Getting source from Git repository
Fetching changes with git depth set to 100...
Initialized empty Git repository in /builds/mobile/GoHost/.git/
Created fresh repository.
Checking out 80374c25 as task/delete_customoji...
Skipping Git submodules setup
Restoring cache
Checking cache for default-17...
Downloading cache.zip from http://consumer-app-minio.default.svc.cluster.local:9000/consumer-app-minio-cache/gitlab_runner/project/2339/default-17
Uploading artifacts for failed job
ERROR: Job failed: command terminated with exit code 137
Environment description
This is a custom installation. GKE version - 1.15.20 Node OS - COS Gitlab runner version - 13.3.1 Gitlab runner chart - 0.20 Size of the artifact trying to download - 80MB MinIO cache size - 650 MB
config.yml contents
image: gitlab/gitlab-runner:alpine-v13.3.1
imagePullPolicy: "IfNotPresent"
gitlabUrl: "url here"
runnerRegistrationToken: "token"
unregisterRunners: true
terminationGracePeriodSeconds: 3600
concurrent: 8
checkInterval: 3
logLevel: debug
rbac:
create: true
clusterWideAccess: false
metrics:
enabled: true
nodeSelector:
node-type: master-node
runners:
image: asia.gcr.io/systems-0001/android-ci-sdk
imagePullPolicy: "always"
locked: true
tags: "consumer-app-build,mid-config"
privileged: false
pollTimeout: 600
outputLimit: 10240
cache:
cacheType: s3
cacheShared: true
s3ServerAddress: minio-path.default.svc.cluster.local:9000
s3CacheInsecure: true
s3BucketName: consumer-app-minio-cache
s3CachePath: "gitlab_runner"
secretName: secret
builds:
cpuLimit: 5000m
memoryLimit: 7Gi
cpuRequests: 5000m
memoryRequests: 7Gi
services: {}
helpers:
cpuLimit: 500m
memoryLimit: 1000Mi
cpuRequests: 500m
memoryRequests: 1000Mi
podLabels:
podName: mid-config
jobType: ${CI_JOB_NAME}
nodeSelector:
node-type: mid-config
envVars:
- name: KUBERNETES_POLL_INTERVAL
value: 10
Used GitLab Runner version
Running with gitlab-runner 13.3.1 (738bbe5a)

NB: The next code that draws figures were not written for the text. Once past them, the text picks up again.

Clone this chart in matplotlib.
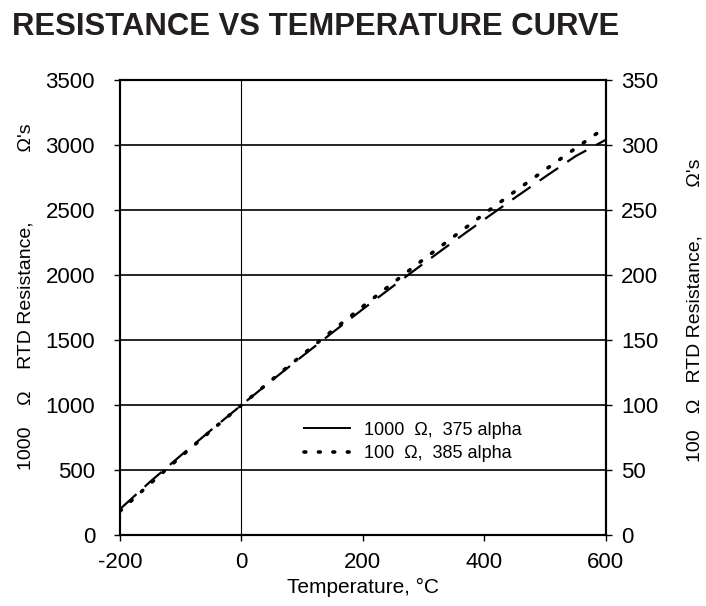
import matplotlib
matplotlib.use('Agg')
import matplotlib.pyplot as plt
from matplotlib.lines import Line2D

plt.rcParams['font.family'] = ['Liberation Sans', 'DejaVu Sans']
plt.rcParams['axes.unicode_minus'] = False

# values
temp_c = [-200, -150, -100, -50, 0, 50, 100, 150, 200, 250, 300, 350, 400, 450, 500, 550, 600]
r_1000_375 = [200, 412, 612, 808, 1000, 1189, 1375, 1558, 1738, 1915, 2089, 2260, 2428, 2593, 2755, 2913, 3040]
r_100_385 = [18.5, 39.7, 60.3, 80.3, 100, 119.4, 138.5, 157.3, 175.9, 194.1, 212.1, 229.7, 247.1, 264.2, 280.9, 297.4, 313.7]

left_ticks = [0, 500, 1000, 1500, 2000, 2500, 3000, 3500]
right_ticks = [0, 50, 100, 150, 200, 250, 300, 350]
x_ticks = [-200, 0, 200, 400, 600]

fig = plt.figure(figsize=(7.06, 6.06), dpi=100)
ax = fig.add_axes([0.170, 0.117, 0.688, 0.751])

ax.plot(temp_c, r_1000_375, color='black', lw=1.6, linestyle=(0, (10, 5)))
ax.set_xlim(-200, 600)
ax.set_ylim(0, 3500)
ax.set_xticks(x_ticks)
ax.set_yticks(left_ticks)
for y in left_ticks[1:-1]:
    ax.axhline(y, color='black', lw=1.2, zorder=1)
ax.axvline(0, color='black', lw=0.8, zorder=1)

ax2 = ax.twinx()
ax2.plot(temp_c, r_100_385, color='black', lw=2.6, linestyle=(0, (0.5, 3.5)),
         dash_capstyle='round')
ax2.set_ylim(0, 350)
ax2.set_yticks(right_ticks)

for a in (ax, ax2):
    for s in a.spines.values():
        s.set_linewidth(1.5)
    a.tick_params(direction='out', length=4, width=1, labelsize=16)
ax.tick_params(axis='y', pad=14)
ax.tick_params(axis='x', pad=8)
ax2.tick_params(axis='y', pad=7)

ax.set_xlabel('Temperature, °C', fontsize=15, labelpad=4)
fig.text(26 / 706, 1 - 297 / 606, '1000    Ω    RTD Resistance,' + ' ' * 13 + 'Ω\'s',
         rotation=90, fontsize=14, ha='center', va='center')
fig.text(695 / 706, 1 - 310 / 606, '100   Ω   RTD Resistance,' + ' ' * 9 + 'Ω\'s',
         rotation=90, fontsize=14, ha='center', va='center')

handles = [Line2D([], [], color='black', lw=1.4),
           Line2D([], [], color='black', lw=2.6, linestyle=(0, (0.5, 3.5)), dash_capstyle='round')]
ax.legend(handles, ['1000  Ω,  375 alpha', '100  Ω,  385 alpha'],
          loc='upper left', bbox_to_anchor=(0.345, 0.285), frameon=False,
          fontsize=13, handlelength=2.55, handletextpad=0.8, labelspacing=0.35)

fig.text(0.017, 1 - 35 / 606, 'RESISTANCE VS TEMPERATURE CURVE',
         fontsize=22.3, fontweight='bold', va='baseline', color='#231f20')

fig.savefig('out.png', dpi=100)
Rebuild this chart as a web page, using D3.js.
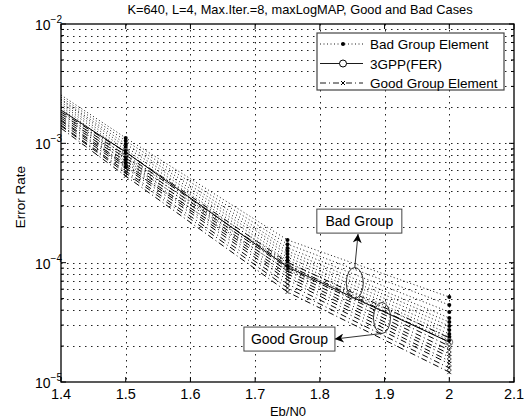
<!DOCTYPE html>
<html>
<head>
<meta charset="utf-8">
<script src="https://cdn.jsdelivr.net/npm/d3@7"></script>
<style>
    body { margin: 0; background: #fff; }
    text { font-family: "Liberation Sans", Arial, sans-serif; fill: #000; }
</style>
</head>
<body>
<div id="chart"></div>
<script>
// Eb/N0 points of every curve
const ebn0 = [1.4, 1.5, 1.75, 2.0];

// error rates of the bad group elements (dotted, dot markers)
const badGroup = [
    [2.54e-3, 1.11e-3, 1.55e-4, 5.15e-5],
    [2.44e-3, 1.05e-3, 1.43e-4, 4.42e-5],
    [2.35e-3, 9.87e-4, 1.33e-4, 3.86e-5],
    [2.31e-3, 9.31e-4, 1.25e-4, 3.44e-5],
    [2.22e-3, 8.79e-4, 1.18e-4, 3.18e-5],
    [2.14e-3, 8.30e-4, 1.11e-4, 2.95e-5],
    [2.06e-3, 7.68e-4, 1.05e-4, 2.73e-5],
    [1.98e-3, 7.25e-4, 9.93e-5, 2.53e-5],
    [1.90e-3, 6.84e-4, 9.37e-5, 2.38e-5],
    [1.83e-3, 6.33e-4, 8.68e-5, 2.25e-5]
];

// error rates of the good group elements (dash-dot, x markers)
const goodGroup = [
    [1.83e-3, 8.45e-4, 1.01e-4, 2.34e-5],
    [1.76e-3, 7.98e-4, 9.55e-5, 2.16e-5],
    [1.69e-3, 7.53e-4, 9.02e-5, 2.00e-5],
    [1.63e-3, 7.11e-4, 8.51e-5, 1.85e-5],
    [1.57e-3, 6.71e-4, 8.04e-5, 1.72e-5],
    [1.54e-3, 6.46e-4, 7.59e-5, 1.62e-5],
    [1.48e-3, 6.21e-4, 7.16e-5, 1.50e-5],
    [1.42e-3, 5.86e-4, 6.62e-5, 1.42e-5],
    [1.40e-3, 5.64e-4, 6.14e-5, 1.31e-5],
    [1.34e-3, 5.32e-4, 5.68e-5, 1.21e-5]
];

// 3GPP reference interleaver (solid, open circles)
const gppFer = [1.90e-3, 8.45e-4, 9.20e-5, 2.16e-5];

const xTicks = [1.4, 1.5, 1.6, 1.7, 1.8, 1.9, 2.0, 2.1];
const xTickLabels = ['1.4', '1.5', '1.6', '1.7', '1.8', '1.9', '2', '2.1'];
const yDecades = [-5, -4, -3, -2];

const title = 'K=640, L=4, Max.Iter.=8, maxLogMAP, Good and Bad Cases';
const legendLabels = ['Bad Group Element', '3GPP(FER)', 'Good Group Element'];

// callouts: ellipse centre, arrow tip and label box centre in data units
const callouts = [
    { label: 'Bad Group', ellipse: [1.854, 6.76e-5], tip: [1.859, 1.74e-4], box: [1.861, 2.23e-4], boxW: 85 },
    { label: 'Good Group', ellipse: [1.896, 3.44e-5], tip: [1.823, 2.29e-5], box: [1.753, 2.29e-5], boxW: 91 }
];

const width = 526, height = 419;
const margin = { top: 24, right: 12, bottom: 37, left: 61 };

const svg = d3.select('#chart').append('svg')
    .attr('width', width)
    .attr('height', height);

const xScale = d3.scaleLinear()
    .domain([1.4, 2.1])
    .range([margin.left, width - margin.right]);

const yScale = d3.scaleLog()
    .domain([1e-5, 1e-2])
    .range([height - margin.bottom, margin.top]);

const plotW = width - margin.left - margin.right;
const plotH = height - margin.top - margin.bottom;

// minor values 2..9 of every decade
const yMinor = [];
yDecades.slice(0, -1).forEach(e => {
    for (let m = 2; m <= 9; m++) yMinor.push(m * Math.pow(10, e));
});

// grid
const grid = svg.append('g').attr('class', 'grid')
    .attr('stroke', '#222')
    .attr('stroke-width', 1)
    .attr('stroke-dasharray', '1.5,4.5');

grid.selectAll('.gx')
    .data(xTicks.slice(1, -1))
    .enter().append('line')
    .attr('x1', d => Math.round(xScale(d)) + 0.5).attr('x2', d => Math.round(xScale(d)) + 0.5)
    .attr('y1', margin.top).attr('y2', height - margin.bottom);

grid.selectAll('.gy')
    .data(yMinor.concat(yDecades.slice(1, -1).map(e => Math.pow(10, e))))
    .enter().append('line')
    .attr('x1', margin.left).attr('x2', width - margin.right)
    .attr('y1', d => Math.round(yScale(d)) + 0.5).attr('y2', d => Math.round(yScale(d)) + 0.5);

// curves
svg.append('clipPath').attr('id', 'plotClip')
    .append('rect')
    .attr('x', margin.left).attr('y', margin.top)
    .attr('width', plotW).attr('height', plotH);

const plot = svg.append('g').attr('clip-path', 'url(#plotClip)');

const line = d3.line()
    .x(d => xScale(d[0]))
    .y(d => yScale(d[1]));

const toPoints = values => values.map((v, i) => [ebn0[i], v]);

goodGroup.forEach(series => {
    plot.append('path')
        .datum(toPoints(series))
        .attr('fill', 'none')
        .attr('stroke', '#000')
        .attr('stroke-width', 1)
        .attr('stroke-dasharray', '6,3,1,3')
        .attr('d', line);
});

badGroup.forEach(series => {
    plot.append('path')
        .datum(toPoints(series))
        .attr('fill', 'none')
        .attr('stroke', '#000')
        .attr('stroke-width', 0.9)
        .attr('stroke-dasharray', '1,2.5')
        .attr('d', line);
});

plot.append('path')
    .datum(toPoints(gppFer))
    .attr('fill', 'none')
    .attr('stroke', '#000')
    .attr('stroke-width', 1)
    .attr('d', line);

// markers (first point sits on the axis edge and shows none)
goodGroup.forEach(series => {
    plot.selectAll(null)
        .data(toPoints(series).slice(1))
        .enter().append('path')
        .attr('transform', d => 'translate(' + xScale(d[0]) + ',' + yScale(d[1]) + ')')
        .attr('d', 'M-2,-2L2,2M-2,2L2,-2')
        .attr('stroke', '#000')
        .attr('stroke-width', 0.8);
});

badGroup.forEach(series => {
    plot.selectAll(null)
        .data(toPoints(series).slice(1))
        .enter().append('circle')
        .attr('cx', d => xScale(d[0]))
        .attr('cy', d => yScale(d[1]))
        .attr('r', 2)
        .attr('fill', '#000');
});

plot.selectAll('.gppMarker')
    .data(toPoints(gppFer).slice(1))
    .enter().append('circle')
    .attr('cx', d => xScale(d[0]))
    .attr('cy', d => yScale(d[1]))
    .attr('r', 3.5)
    .attr('fill', 'none')
    .attr('stroke', '#777')
    .attr('stroke-width', 1);

// callouts
const defs = svg.append('defs');
defs.append('marker')
    .attr('id', 'arrowHead')
    .attr('viewBox', '0 0 10 10')
    .attr('refX', 10).attr('refY', 5)
    .attr('markerWidth', 11).attr('markerHeight', 9)
    .attr('markerUnits', 'userSpaceOnUse')
    .attr('orient', 'auto')
    .append('path')
    .attr('d', 'M0,0L10,5L0,10L3,5Z')
    .attr('fill', '#000');

callouts.forEach(c => {
    const ex = xScale(c.ellipse[0]), ey = yScale(c.ellipse[1]);
    const tx = xScale(c.tip[0]), ty = yScale(c.tip[1]);
    const bx = xScale(c.box[0]), by = yScale(c.box[1]);

    svg.append('ellipse')
        .attr('cx', ex).attr('cy', ey)
        .attr('rx', 8.5).attr('ry', 15.5)
        .attr('fill', 'none')
        .attr('stroke', '#333')
        .attr('stroke-width', 1);

    // arrow leaves the ellipse at its top or lower side
    const sx = ex;
    const sy = tx < ex ? ey + 15.5 : ey - 15.5;
    svg.append('line')
        .attr('x1', sx).attr('y1', sy)
        .attr('x2', tx).attr('y2', ty)
        .attr('stroke', '#333')
        .attr('stroke-width', 1)
        .attr('marker-end', 'url(#arrowHead)');

    svg.append('rect')
        .attr('x', bx - c.boxW / 2).attr('y', by - 12)
        .attr('width', c.boxW).attr('height', 24)
        .attr('fill', '#fff')
        .attr('stroke', '#444')
        .attr('stroke-width', 1);

    svg.append('text')
        .attr('x', bx).attr('y', by + 5)
        .attr('text-anchor', 'middle')
        .style('font-size', '14px')
        .text(c.label);
});

// axes frame and ticks (inward, on all four sides)
const axes = svg.append('g').attr('stroke', '#000').attr('stroke-width', 1);

axes.append('rect')
    .attr('x', margin.left).attr('y', margin.top)
    .attr('width', plotW).attr('height', plotH)
    .attr('fill', 'none')
    .attr('stroke-width', 1.3);

axes.selectAll('.xt')
    .data(xTicks)
    .enter().append('path')
    .attr('d', d => 'M' + xScale(d) + ',' + (height - margin.bottom) + 'v-5' +
        'M' + xScale(d) + ',' + margin.top + 'v5');

axes.selectAll('.yt')
    .data(yDecades.map(e => Math.pow(10, e)))
    .enter().append('path')
    .attr('d', d => 'M' + margin.left + ',' + yScale(d) + 'h5' +
        'M' + (width - margin.right) + ',' + yScale(d) + 'h-5');

axes.selectAll('.ym')
    .data(yMinor)
    .enter().append('path')
    .attr('d', d => 'M' + margin.left + ',' + yScale(d) + 'h3' +
        'M' + (width - margin.right) + ',' + yScale(d) + 'h-3');

svg.selectAll('.xl')
    .data(xTicks)
    .enter().append('text')
    .attr('x', d => xScale(d))
    .attr('y', height - margin.bottom + 17)
    .attr('text-anchor', 'middle')
    .style('font-size', '14.5px')
    .text((d, i) => xTickLabels[i]);

const yLabels = svg.selectAll('.yl')
    .data(yDecades)
    .enter().append('text')
    .attr('x', margin.left - 26)
    .attr('y', d => yScale(Math.pow(10, d)) + 6)
    .attr('text-anchor', 'start')
    .style('font-size', '14px');
yLabels.append('tspan').text('10');
yLabels.append('tspan')
    .attr('dy', -7)
    .style('font-size', '10px')
    .text(d => '\u2212' + Math.abs(d));

svg.append('text')
    .attr('x', 288)
    .attr('y', height - 3)
    .attr('text-anchor', 'middle')
    .style('font-size', '13px')
    .text('Eb/N0');

svg.append('text')
    .attr('transform', 'translate(25,197) rotate(-90)')
    .attr('text-anchor', 'middle')
    .style('font-size', '13.5px')
    .text('Error Rate');

svg.append('text')
    .attr('x', 300)
    .attr('y', 14)
    .attr('text-anchor', 'middle')
    .style('font-size', '12.8px')
    .text(title);

// legend
const legend = svg.append('g').attr('transform', 'translate(317,33)');

legend.append('rect')
    .attr('width', 187).attr('height', 57)
    .attr('fill', '#fff')
    .attr('stroke', '#444')
    .attr('stroke-width', 1.2);

const legendRows = [
    { dash: '1,2.5', marker: 'dot' },
    { dash: null, marker: 'circle' },
    { dash: '6,3,1,3', marker: 'x' }
];

legendRows.forEach((row, i) => {
    const ly = 11 + i * 19.5;
    legend.append('line')
        .attr('x1', 3).attr('x2', 46)
        .attr('y1', ly).attr('y2', ly)
        .attr('stroke', '#000')
        .attr('stroke-width', 0.9)
        .attr('stroke-dasharray', row.dash);
    if (row.marker === 'dot') {
        legend.append('circle').attr('cx', 26).attr('cy', ly).attr('r', 2).attr('fill', '#000');
    } else if (row.marker === 'circle') {
        legend.append('circle').attr('cx', 26).attr('cy', ly).attr('r', 3.5)
            .attr('fill', '#fff').attr('stroke', '#000');
    } else {
        legend.append('path')
            .attr('transform', 'translate(26,' + ly + ')')
            .attr('d', 'M-2,-2L2,2M-2,2L2,-2')
            .attr('stroke', '#000');
    }
    legend.append('text')
        .attr('x', 53).attr('y', ly + 5)
        .style('font-size', '13.5px')
        .text(legendLabels[i]);
});
</script>
</body>
</html>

on mid-config-runner-gitlab-runner-bfdf477f-69h8q ucezt9ga
Preparing the "kubernetes" executor
Possible fixes
Not sure but some help would be great to know what should be the ideal helper configuration. This used to work absolutely fine previously. It has only started failing after we jumped to runner v13.3 from v12.9.